To test the effect of suppressing facial expressions, the researchers recruited university students for an experiment. The students watched computer screens that showed pictures of a face transitioning frame by frame from a neutral expression to an emotion like happiness or anger. They were also divided into 3 groups: One had instructions to keep their face expressionless, another had no instructions, and the final group was told to intentionally mimic the expression they saw on screen.
As the students watched each face, their task was to state the expression (happiness, surprise, anger, etc) as soon as they recognized it. Research assistants measured their responses for speed and for accuracy. Students who accurately recognized the emotion earlier in the transition were said to have greater “facial affect sensitivity.”

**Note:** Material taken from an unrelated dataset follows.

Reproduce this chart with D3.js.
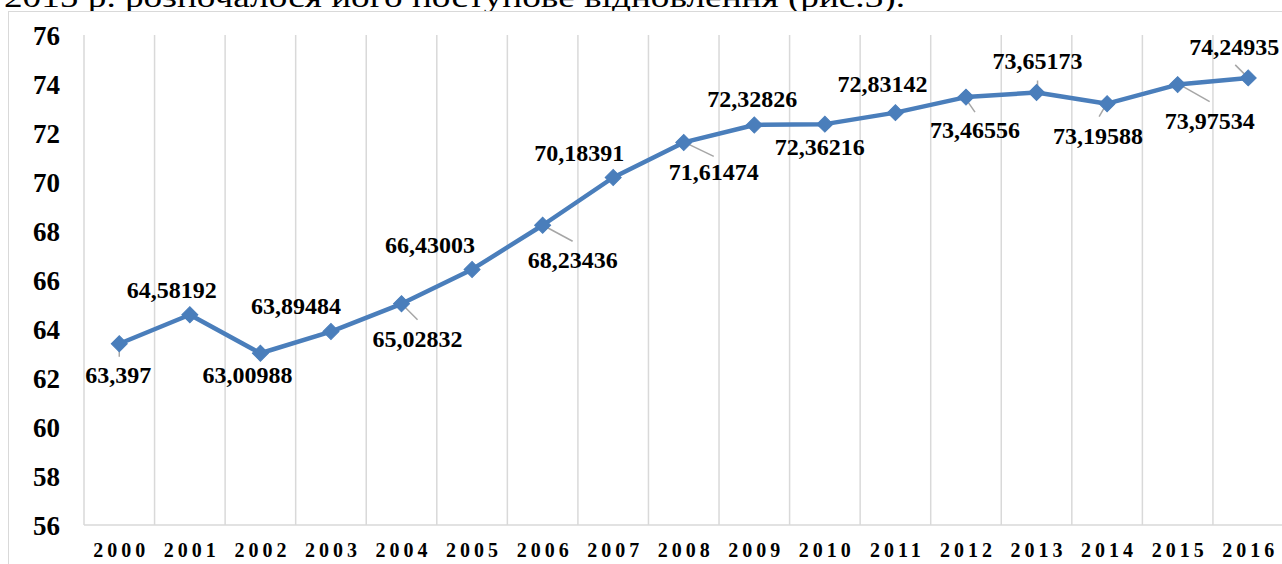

By instructing one group to intentionally mimic the expressions they saw, the researchers hoped to tease out what causes decreased facial sensitivity. Mimicking, like holding a poker face, is a task that demands attention. But mimicry is also thought to aid facial affect sensitivity. If the mimicry group was actually the fastest, then it would support the idea that we understand emotions by mimicking them.
After running the tests, the researchers found that the group suppressing their expressions were slower to recognize emotions, but the mimickers were not significantly faster than the no-instructions group:
The study therefore concludes agnostically on the question of why poker faces impair the recognition of expressions. The group intentionally mimicking the pictures were faster than the no-instructions group, but not significantly so. This made it impossible to conclude whether intentionally mimicking helped, just not enough to overcome the distraction of copying the image’s expression, or whether it is only the cognitive difficulty of holding a poker face that impairs recognition of emotions.
But the researchers did demonstrate the effect itself – at least within a lab. Someone with a poker face will not miss an opponent with a big smile on her face when she look at her cards – participants suppressing their expressions were not significantly worse at correctly stating the expression they saw on the final slide. But when it comes to identifying slight signs of emotion – the hints revealed by a careful player – someone trying to hold a poker face is more likely to miss them.
In Chris Moneymaker’s case, he no longer needed to read his opponent. He had no control over the outcome, so he was free to focus on remaining expressionless. After two grueling minutes, Sam Farha folded and conceded the hand. The ESPN announcers declared it the “bluff of the century” and Moneymaker went on to win the entire tournament in the next hand.
Poker faces are not necessarily a bad idea. As the authors point out, these findings may be most important for professions like law enforcement or medicine. Police officers interviewing a victim try to maintain a professional demeanor, devoid of expression, while seeking out information about others’ emotions. Yet this research shows the inherent difficulty of doing so. This is particularly true of a therapist’s work.
In poker, however, both players are equally handicapped by their poker faces. The meaning of a player’s behavior is also inferred from prior bets more often than from emotional slips. In Moneymaker’s case, he decided to bluff because Farha had suggested a winner take all format (rather than the 2nd place finisher receiving a $1.3 million consolation prize). He interpreted Farha’s confidence as a sign that he intended to win with a series of small, skillful bets.
But if this research is correct, poker players who think they are picking up subtle hints of emotion on their opponents’ faces might want to think about how much they’re revealing on their own.